Reste que pour l’Autorité, l’utilisation croisée des abonnés par Orange ne devrait pas distordre la concurrence, hors convergence. Tout simplement parce que rien n’empêche les concurrents de contacter les abonnés des autres sociétés. De plus, il semble que « l’évolution récente des parts de marché en faveur de ces derniers (SFR et Bouygues Télécom, ndlr) soit davantage liée à l’attractivité tarifaire des nouvelles offres de couplage proposées aux consommateurs, ou à d’autres facteurs comme la qualité de service, qu’à l’utilisation croisée de bases de clientèle ».

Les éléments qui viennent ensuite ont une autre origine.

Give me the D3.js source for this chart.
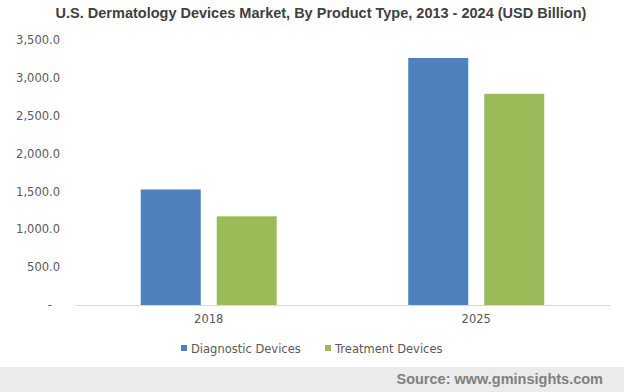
<!DOCTYPE html>
<html>
<head>
<meta charset="utf-8">
<script src="https://cdnjs.cloudflare.com/ajax/libs/d3/7.8.5/d3.min.js"></script>
<style>
  body { margin: 0; background: #fff; }
  svg { display: block; }
</style>
</head>
<body>
<script>
// data
var years = ["2018", "2025"];
var seriesNames = ["Diagnostic Devices", "Treatment Devices"];
var diagnostic = [1526, 3263];
var treatment = [1171, 2789];
var yTicks = [0, 500, 1000, 1500, 2000, 2500, 3000, 3500];
var colors = ["#4f81bd", "#9bbb59"];

var w = 624, h = 392;
var plotLeft = 75, plotRight = 610, plotTop = 40, plotBottom = 305;
var tickFont = "'DejaVu Sans', Verdana, sans-serif";

var svg = d3.select("body").append("svg")
    .attr("width", w)
    .attr("height", h);

// title
svg.append("text")
    .attr("x", 321).attr("y", 18)
    .attr("text-anchor", "middle")
    .style("font-family", "'Liberation Sans', Arial, sans-serif")
    .style("font-weight", "bold")
    .style("font-size", "14.5px")
    .style("fill", "#404040")
    .text("U.S. Dermatology Devices Market, By Product Type, 2013 - 2024 (USD Billion)");

var y = d3.scaleLinear().domain([0, 3500]).range([plotBottom, plotTop]);
var x0 = d3.scaleBand().domain(years).range([plotLeft, plotRight])
    .paddingInner(0.4916).paddingOuter(0.2458);
var x1 = d3.scaleBand().domain(seriesNames).range([0, x0.bandwidth()])
    .paddingInner(16 / 76);

// y axis labels (accounting style: zero shown as a dash)
var yAxis = d3.axisLeft(y).tickValues(yTicks).tickSize(0).tickPadding(0)
    .tickFormat(function(d) { return d === 0 ? "-" : d3.format(",.1f")(d); });
var ya = svg.append("g").attr("transform", "translate(60,0)").call(yAxis);
ya.select(".domain").remove();
ya.selectAll("text")
    .style("font-family", tickFont)
    .style("font-size", "11.5px")
    .style("fill", "#595959")
    .attr("x", function(d) { return d === 0 ? -8 : 0; });

// baseline
svg.append("line")
    .attr("x1", plotLeft).attr("x2", plotRight)
    .attr("y1", y(0) + 0.5).attr("y2", y(0) + 0.5)
    .attr("stroke", "#d9d9d9").attr("stroke-width", 1);

// bars
var rows = years.map(function(yr, i) {
    return { year: yr, vals: [diagnostic[i], treatment[i]] };
});
var groups = svg.selectAll("g.grp")
    .data(rows)
    .enter().append("g")
    .attr("class", "grp")
    .attr("transform", function(d) { return "translate(" + x0(d.year) + ",0)"; });
groups.selectAll("rect")
    .data(function(d) { return d.vals.map(function(v, j) { return { name: seriesNames[j], v: v, j: j }; }); })
    .enter().append("rect")
    .attr("x", function(d) { return x1(d.name); })
    .attr("y", function(d) { return y(d.v); })
    .attr("width", x1.bandwidth())
    .attr("height", function(d) { return y(0) - y(d.v); })
    .attr("fill", function(d) { return colors[d.j]; });

// x axis labels
var xAxis = d3.axisBottom(x0).tickSize(0).tickPadding(0);
var xa = svg.append("g").attr("transform", "translate(0," + (plotBottom + 10) + ")").call(xAxis);
xa.select(".domain").remove();
xa.selectAll("text")
    .style("font-family", tickFont)
    .style("font-size", "11.5px")
    .style("fill", "#595959");

// legend
var legX = [181, 325];
var leg = svg.selectAll("g.leg")
    .data(seriesNames)
    .enter().append("g")
    .attr("class", "leg")
    .attr("transform", function(d, i) { return "translate(" + legX[i] + ",345)"; });
leg.append("rect")
    .attr("width", 6).attr("height", 6)
    .attr("fill", function(d, i) { return colors[i]; });
leg.append("text")
    .attr("x", 10).attr("y", 7.5)
    .style("font-family", tickFont)
    .style("font-size", "11.5px")
    .style("fill", "#595959")
    .text(function(d) { return d; });

// footer
svg.append("rect")
    .attr("x", 0).attr("y", 367)
    .attr("width", w).attr("height", h - 367)
    .attr("fill", "#ebebeb");
svg.append("text")
    .attr("x", 603).attr("y", 384)
    .attr("text-anchor", "end")
    .style("font-family", "'Liberation Sans', Arial, sans-serif")
    .style("font-weight", "bold")
    .style("font-size", "14.5px")
    .style("fill", "#808080")
    .text("Source: www.gminsights.com");
</script>
</body>
</html>
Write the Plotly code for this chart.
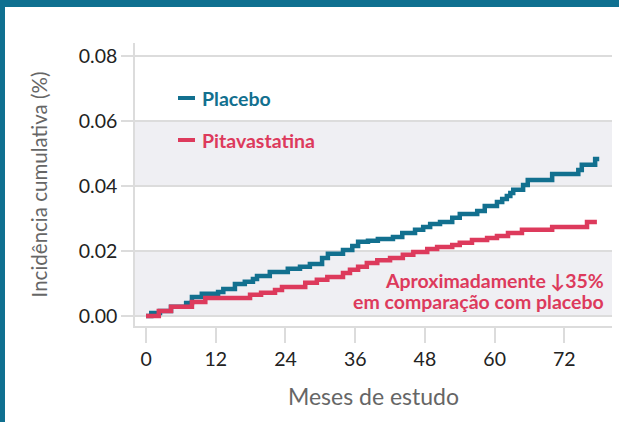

Une sortie douloureuse, mais une entrée peu coûteuse
De plus, si l’Autorité note un possible surcoût pour le consommateur lorsqu’il souhaitera changer d’opérateur, elle remarque aussi que les offres quadriplay ont de multiples intérêts, notamment économiques. « L’utilisation croisée des bases de clientèle et les offres de couplage sont bénéfiques pour les consommateurs : elles peuvent dégager des économies de coûts susceptibles d’être transmises aux consommateurs au travers de baisses de prix et d’accroître l’intensité de la concurrence par un abaissement des barrières à l’entrée. »
Résultat des courses, l’Autorité de la concurrence :
• ne voit aucun problème à ce que SFR et Bouygues Télécom croisent leurs abonnés, et proposent des offres de convergence (type quadriplay)
• ne voit aucun problème à ce qu’Orange croise ses abonnés, mais concernant une éventuelle offre de convergence, elle préconise l’adoption de mesures pour prévenir les risques de verrouillage du marché, du fait de sa domination
Faciliter le changement d’opérateur serait, par exemple, une solution à ce problème. Tout comme la réduction des durées d’engagements. Une certaine loi Chatel s’était déjà attaquée à cette problématique. Mais cette fois, qui mettra en place de telles mesures ? L’Autorité souhaite que les opérateurs eux-mêmes y mettent du leur, cependant, certaines mesures « peuvent nécessiter l’adoption de textes législatifs ou réglementaires » précise-t-elle.
Quoi qu’il en soit, Orange fera une annonce importante le 1er juillet prochain a récemment affirmé Stéphane Richard, le patron de France Télécom Orange. Une offre quadriplay sera peut-être dévoilée ce jour là.